Nu ben ik met de fiets en kan ik best goed tegen alcohol,
maar ze heeft gelijk. Na een avond als deze is dat teveel
gevraagd. "En ik heb ontzettend trek in patat,"
zegt ze, terwijl ze de jassen pakt. "Hier op de hoek
is een snackbar die heel lang open is." Vertwijfeld kijkt
ze om zich heen, alleen haar jas in de hand. Die van mij is
zoek. We kammen de hele tent uit, maar vinden niets. Mijn
splinternieuwe jas, zo onvoorstelbaar warm en zo onvoorstelbaar
duur, is gestolen.
Ze voelt zich verantwoordelijk, vindt
dat ze me op de garderobe had moeten wijzen. Daar wil ik niets
van weten. Ik was er immers zelf bij. Boos kan ik niet eens
worden. Al zal de alcohol en de zo prettige zoem in mijn voorhoofd
daar zeker aan bijdragen. Een ander voordeel is, dat ik daardoor
buiten nauwelijks de kou voel.

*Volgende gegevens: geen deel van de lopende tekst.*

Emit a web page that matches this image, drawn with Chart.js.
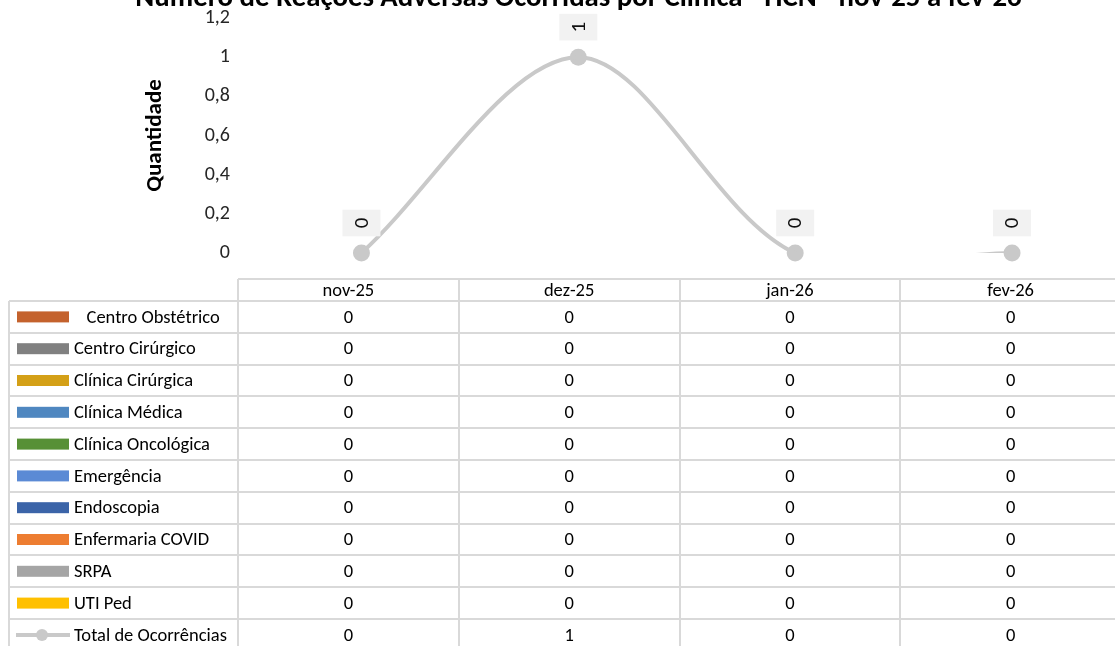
<!DOCTYPE html>
<html lang="pt-BR">
<head>
<meta charset="utf-8">
<title>Reações Adversas por Clínica</title>
<script src="https://cdn.jsdelivr.net/npm/chart.js@4.4.1/dist/chart.umd.min.js"></script>
<style>
	body { margin: 0; background: #fff; }
	#frame { position: relative; width: 1115px; height: 646px; overflow: hidden; }
	#grafico { position: absolute; left: 0; top: 0; }
</style>
</head>
<body>
<div id="frame"><canvas id="grafico" width="1125" height="660"></canvas></div>
<script>
const titulo = 'Número de Reações Adversas Ocorridas por Clínica - HCN - nov-25 a fev-26';
const meses = ['nov-25', 'dez-25', 'jan-26', 'fev-26'];
const clinicas = [
	'   Centro Obstétrico',
	'Centro Cirúrgico',
	'Clínica Cirúrgica',
	'Clínica Médica',
	'Clínica Oncológica',
	'Emergência',
	'Endoscopia',
	'Enfermaria COVID',
	'SRPA',
	'UTI Ped',
];
const ocorrenciasPorClinica = [
	[0, 0, 0, 0],
	[0, 0, 0, 0],
	[0, 0, 0, 0],
	[0, 0, 0, 0],
	[0, 0, 0, 0],
	[0, 0, 0, 0],
	[0, 0, 0, 0],
	[0, 0, 0, 0],
	[0, 0, 0, 0],
	[0, 0, 0, 0],
];
const rotuloTotal = 'Total de Ocorrências';
const totalOcorrencias = [0, 1, 0, 0];
const ticksY = [0, 0.2, 0.4, 0.6, 0.8, 1, 1.2];

// estilos
const coresClinicas = ['#C4622D', '#808080', '#D4A017', '#4F87C0', '#579036', '#5B8AD5', '#3B64A8', '#ED7D31', '#A5A5A5', '#FFC000'];
const corTotal = '#C9C9C9';
const FONTE = 'Carlito, Calibri, Lato, sans-serif';

const virgula = (v) => String(Math.round(v * 10) / 10).replace('.', ',');

const tituloPlugin = {
	id: 'tituloCortado',
	afterDraw: (chart) => {
		const ctx = chart.ctx;
		ctx.save();
		ctx.font = `bold 24px ${FONTE}`;
		let size = 24 * 887 / ctx.measureText(titulo).width;
		ctx.font = `bold ${size}px ${FONTE}`;
		ctx.fillStyle = '#000';
		ctx.textAlign = 'center';
		ctx.textBaseline = 'alphabetic';
		ctx.fillText(titulo, 578.5, 6);
		ctx.restore();
	},
};

// rótulos de dados girados, em caixa cinza clara
const rotulosPlugin = {
	id: 'rotulos',
	afterDatasetsDraw: (chart) => {
		const ctx = chart.ctx;
		chart.data.datasets.forEach((ds, i) => {
			if (!ds.rotulos) return;
			const meta = chart.getDatasetMeta(i);
			meta.data.forEach((pt, j) => {
				const txt = String(ds.data[j]);
				ctx.save();
				ctx.font = `21px ${FONTE}`;
				const w = ctx.measureText(txt).width + 16;
				ctx.translate(pt.x, pt.y - 30);
				ctx.rotate(-Math.PI / 2);
				ctx.fillStyle = '#F2F2F2';
				ctx.fillRect(-w / 2, -19, w, 38);
				ctx.fillStyle = '#111';
				ctx.textAlign = 'center';
				ctx.textBaseline = 'middle';
				ctx.fillText(txt, 0, 1);
				ctx.restore();
			});
		});
	},
};

// tabela de dados abaixo do gráfico
const tabelaPlugin = {
	id: 'tabela',
	afterDraw: (chart) => {
		const ctx = chart.ctx;
		const linhas = chart.data.datasets.filter((ds) => ds.tabela !== false);
		const topo = 279, cabecalho = 301, alturaLinha = 31.8, esquerda = 9, colLegenda = 238, fim = 1121;
		const larguraCol = (fim - colLegenda) / chart.data.labels.length;
		const fundo = cabecalho + alturaLinha * linhas.length;

		ctx.save();
		ctx.strokeStyle = '#D9D9D9';
		ctx.lineWidth = 2;
		ctx.beginPath();
		ctx.moveTo(colLegenda, topo);
		ctx.lineTo(fim, topo);
		for (let r = 0; r <= linhas.length; r++) {
			const y = Math.round(cabecalho + r * alturaLinha);
			ctx.moveTo(esquerda, y);
			ctx.lineTo(fim, y);
		}
		ctx.moveTo(esquerda, cabecalho);
		ctx.lineTo(esquerda, fundo);
		for (let c = 0; c < chart.data.labels.length; c++) {
			const x = Math.round(colLegenda + c * larguraCol);
			ctx.moveTo(x, topo);
			ctx.lineTo(x, fundo);
		}
		ctx.stroke();

		ctx.font = `18.5px ${FONTE}`;
		ctx.fillStyle = '#000';
		ctx.textBaseline = 'middle';
		ctx.textAlign = 'center';
		chart.data.labels.forEach((lab, c) => {
			ctx.fillText(lab, colLegenda + (c + 0.5) * larguraCol, (topo + cabecalho) / 2 + 1);
		});

		linhas.forEach((ds, r) => {
			const yc = cabecalho + (r + 0.5) * alturaLinha;
			if (ds.type === 'bar') {
				ctx.fillStyle = ds.backgroundColor;
				ctx.fillRect(17, yc - 5.5, 52, 11);
			} else {
				ctx.strokeStyle = ds.borderColor;
				ctx.lineWidth = 4;
				ctx.beginPath();
				ctx.moveTo(16, yc);
				ctx.lineTo(70, yc);
				ctx.stroke();
				ctx.fillStyle = ds.borderColor;
				ctx.beginPath();
				ctx.arc(42, yc, 6, 0, Math.PI * 2);
				ctx.fill();
			}
			ctx.fillStyle = '#000';
			ctx.textAlign = 'left';
			ctx.fillText(ds.label, 74, yc + 1);
			ctx.textAlign = 'center';
			ds.data.forEach((v, c) => {
				ctx.fillText(String(v), colLegenda + (c + 0.5) * larguraCol, yc + 1);
			});
		});
		ctx.restore();
	},
};

const datasets = clinicas.map((nome, i) => ({
	type: 'bar',
	label: nome,
	data: ocorrenciasPorClinica[i],
	backgroundColor: coresClinicas[i],
	borderWidth: 0,
}));
datasets.push({
	type: 'line',
	label: rotuloTotal,
	data: totalOcorrencias,
	borderColor: corTotal,
	borderWidth: 4,
	tension: 0.32,
	pointRadius: 0,
	clip: { top: 40, right: 10, bottom: 0, left: 10 },
});
// marcadores do total, desenhados fora do recorte
datasets.push({
	type: 'line',
	label: rotuloTotal,
	data: totalOcorrencias,
	showLine: false,
	pointRadius: 8.5,
	pointBackgroundColor: corTotal,
	pointBorderWidth: 0,
	clip: false,
	tabela: false,
	rotulos: true,
});

new Chart(document.getElementById('grafico'), {
	data: { labels: meses, datasets: datasets },
	options: {
		responsive: false,
		animation: false,
		devicePixelRatio: 1,
		layout: { autoPadding: false, padding: { top: 18, bottom: 407, left: 0, right: 4.5 } },
		elements: { line: { capBezierPoints: false } },
		plugins: { legend: { display: false }, tooltip: { enabled: false } },
		scales: {
			x: { display: false, offset: true },
			y: {
				min: ticksY[0],
				max: ticksY[ticksY.length - 1],
				afterFit: (s) => {
					s.width = 253;
					s.paddingTop = 0;
					s.paddingBottom = 0;
				},
				afterBuildTicks: (s) => { s.ticks = ticksY.map((v) => ({ value: v })); },
				grid: { display: false, drawTicks: false },
				border: { display: false },
				ticks: {
					padding: 23,
					color: '#262626',
					font: { family: FONTE, size: 20 },
					callback: (v) => virgula(v),
				},
				title: {
					display: true,
					text: 'Quantidade',
					color: '#000',
					font: { family: FONTE, size: 23, weight: 'bold' },
					padding: { top: 141, bottom: 0 },
				},
			},
		},
	},
	plugins: [tituloPlugin, rotulosPlugin, tabelaPlugin],
});
</script>
</body>
</html>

Samen waggelen we naar de snackbar.
Arm in arm en nog steeds geen rechte lijn. In haar eentje
zou ze waarschijnlijk omvallen. En ik misschien ook. Als ik
aangeschoten raak, word ik vrolijker en praatgraag. Als zij
dronken wordt, giechelt ze om alles. Om mij, zichzelf, het
Nijntjestoplicht. Stiekem is dat lief. Iedereen zou zó
dronken moeten worden.
"Weet je," giechelt ze onbedaarlijk,
"ik ben helemaal vergeten waar ik mijn fiets heb neergezet."